2. Sorting and grading
Before it can be recycled, collected paper must be sorted and graded; there are over 50 grades of waste paper.
The four main groups are:
- Low grade – i.e. mixed paper, corrugated board
- De-inking grade – i.e. newspapers, magazines, office paper
- Kraft grade – i.e. unbleached brown packaging
- High grade – i.e. printer cut-offs, unprinted paper
3. Shredding and baling
Many businesses, offices and some homes shred documents to protect sensitive information. Companies (like SUEZ) provide a confidential shredding service to ensure that documents are collected and shredded securely. Large amounts of graded paper, including shredded paper, are compressed by a machine into a bale shape before being transported to a paper mill.

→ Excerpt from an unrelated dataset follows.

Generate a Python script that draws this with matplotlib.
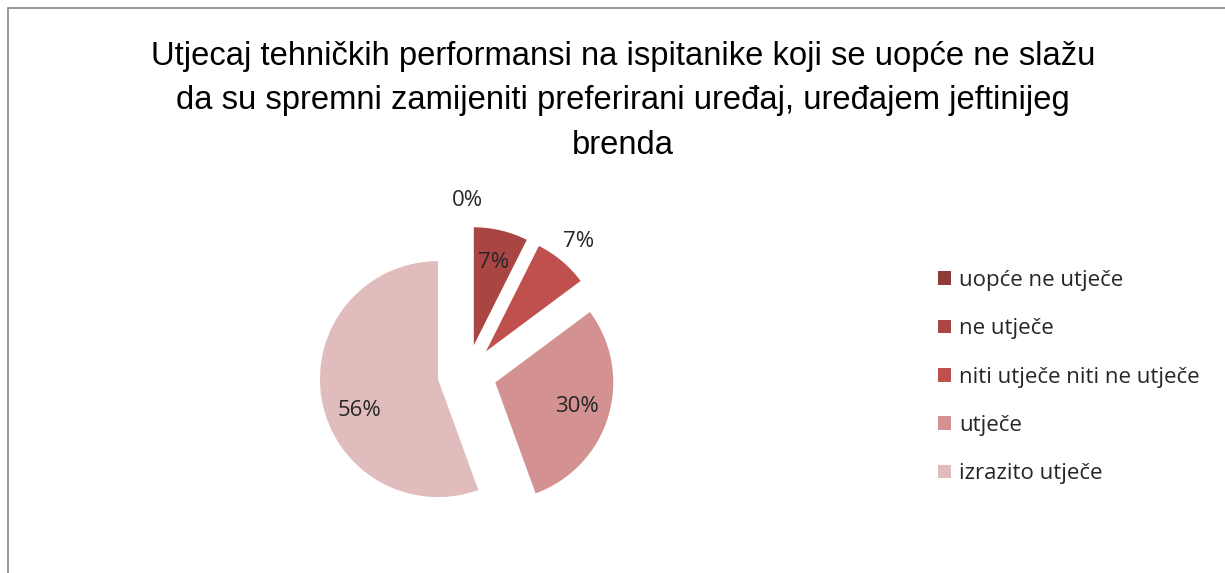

4. Pulping, screening and de-inking
At the paper mill, the graded paper is placed in a large vat and mixed with water. This process breaks down the paper into tiny strands of cellulose (organic plant material) fibres. Eventually, this turns into a mushy mixture called pulp. The pulp is then filtered and screened to remove contaminants such as glue and bits of plastic.
For certain uses, pulp must also be de-inked. There are two main methods of de-inking:
- Washing – Chemicals are used to separate the ink from the paper, and then washed away with water. The quantities of chemicals and water used are much less than in the manufacture of new paper, and the water can often be cleaned and reused.
- Flotation – Air passed through the pulp produces foam, which absorbs the ink and can be skimmed off. This may be repeated or combined with a washing process to remove all the remaining ink.
Pulp is poured onto a huge, flat wire screen. On the screen, water starts to drain from the pulp and the recycled fibres soon bond together to form a watery sheet.
The sheet, which now resembles paper, passes through a series of heavy rollers. These squeeze out more water, while some heated cylinders dry the paper, and another roller irons it.
Now the paper is wound into a giant roll, which can be as wide as 30 feet and weigh 20 tonnes. The roll is cut into smaller rolls, or sometimes sheets, before being ready for use.